To do :: Print only the lines from the top of the data through the line with "(0,0) rectangle (1216,832);", both included, skipping every picture.

Source excerpt ::
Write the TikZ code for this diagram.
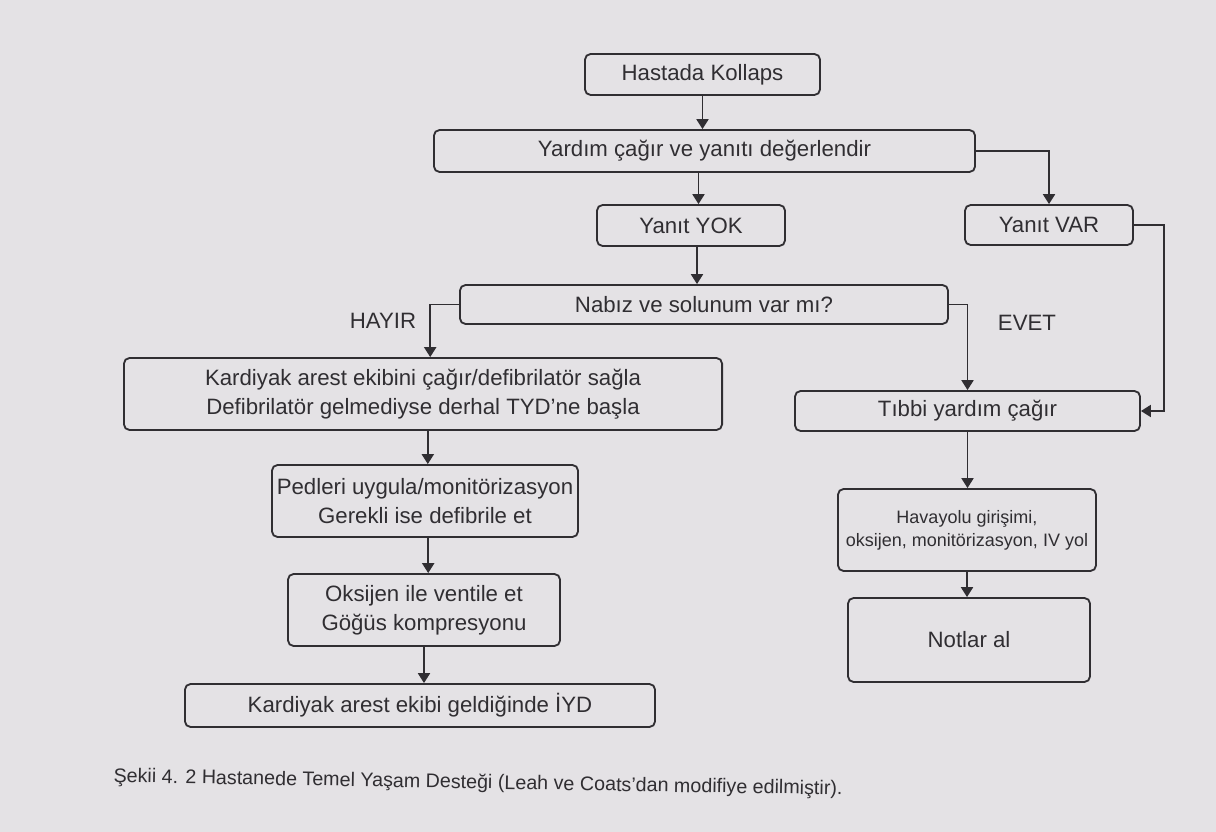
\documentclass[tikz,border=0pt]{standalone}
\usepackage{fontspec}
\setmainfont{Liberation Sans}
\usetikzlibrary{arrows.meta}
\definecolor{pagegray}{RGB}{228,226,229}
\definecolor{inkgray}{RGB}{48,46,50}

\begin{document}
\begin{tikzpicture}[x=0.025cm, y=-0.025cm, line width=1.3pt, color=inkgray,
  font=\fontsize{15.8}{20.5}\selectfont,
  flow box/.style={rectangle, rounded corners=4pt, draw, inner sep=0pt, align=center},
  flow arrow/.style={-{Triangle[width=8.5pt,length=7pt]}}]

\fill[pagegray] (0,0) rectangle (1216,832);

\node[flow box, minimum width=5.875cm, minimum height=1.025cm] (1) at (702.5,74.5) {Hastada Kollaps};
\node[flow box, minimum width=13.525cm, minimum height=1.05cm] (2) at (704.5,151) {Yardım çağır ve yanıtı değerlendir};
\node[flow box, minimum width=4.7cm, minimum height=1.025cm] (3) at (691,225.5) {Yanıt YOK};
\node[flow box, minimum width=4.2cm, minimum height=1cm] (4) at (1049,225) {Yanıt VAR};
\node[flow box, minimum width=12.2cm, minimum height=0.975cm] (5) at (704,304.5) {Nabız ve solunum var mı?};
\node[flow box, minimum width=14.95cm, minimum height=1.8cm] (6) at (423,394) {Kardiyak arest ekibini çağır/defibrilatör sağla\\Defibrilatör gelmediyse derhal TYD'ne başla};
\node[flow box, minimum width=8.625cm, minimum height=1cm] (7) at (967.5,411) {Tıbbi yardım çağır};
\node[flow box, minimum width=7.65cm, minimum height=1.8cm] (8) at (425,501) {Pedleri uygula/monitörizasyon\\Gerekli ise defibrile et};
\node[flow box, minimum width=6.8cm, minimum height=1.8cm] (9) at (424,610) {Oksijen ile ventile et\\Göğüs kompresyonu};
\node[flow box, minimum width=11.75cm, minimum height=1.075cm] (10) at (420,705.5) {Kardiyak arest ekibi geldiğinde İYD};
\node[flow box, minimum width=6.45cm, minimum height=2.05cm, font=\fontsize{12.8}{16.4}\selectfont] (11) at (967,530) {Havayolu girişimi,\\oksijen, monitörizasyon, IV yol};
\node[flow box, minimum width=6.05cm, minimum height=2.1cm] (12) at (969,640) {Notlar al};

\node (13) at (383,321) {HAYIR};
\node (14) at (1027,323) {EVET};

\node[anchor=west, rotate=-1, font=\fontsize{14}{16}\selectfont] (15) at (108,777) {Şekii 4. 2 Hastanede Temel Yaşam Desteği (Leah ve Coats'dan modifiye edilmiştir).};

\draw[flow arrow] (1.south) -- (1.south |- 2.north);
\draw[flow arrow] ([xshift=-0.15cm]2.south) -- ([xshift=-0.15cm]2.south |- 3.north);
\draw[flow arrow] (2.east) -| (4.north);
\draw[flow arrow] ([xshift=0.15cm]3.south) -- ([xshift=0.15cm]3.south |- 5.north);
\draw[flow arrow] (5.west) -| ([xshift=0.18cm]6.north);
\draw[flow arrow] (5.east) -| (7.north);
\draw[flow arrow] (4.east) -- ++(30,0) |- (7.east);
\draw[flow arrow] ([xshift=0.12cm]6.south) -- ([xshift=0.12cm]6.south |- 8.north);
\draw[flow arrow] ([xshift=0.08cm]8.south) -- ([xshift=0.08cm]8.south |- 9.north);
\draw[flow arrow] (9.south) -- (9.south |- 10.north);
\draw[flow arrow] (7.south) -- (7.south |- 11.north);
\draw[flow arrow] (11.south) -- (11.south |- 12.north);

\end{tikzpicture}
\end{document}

Answer to this exercise ::
Write the TikZ code for this diagram.
\documentclass[tikz,border=0pt]{standalone}
\usepackage{fontspec}
\setmainfont{Liberation Sans}
\usetikzlibrary{arrows.meta}
\definecolor{pagegray}{RGB}{228,226,229}
\definecolor{inkgray}{RGB}{48,46,50}

\begin{document}
\begin{tikzpicture}[x=0.025cm, y=-0.025cm, line width=1.3pt, color=inkgray,
  font=\fontsize{15.8}{20.5}\selectfont,
  flow box/.style={rectangle, rounded corners=4pt, draw, inner sep=0pt, align=center},
  flow arrow/.style={-{Triangle[width=8.5pt,length=7pt]}}]

\fill[pagegray] (0,0) rectangle (1216,832);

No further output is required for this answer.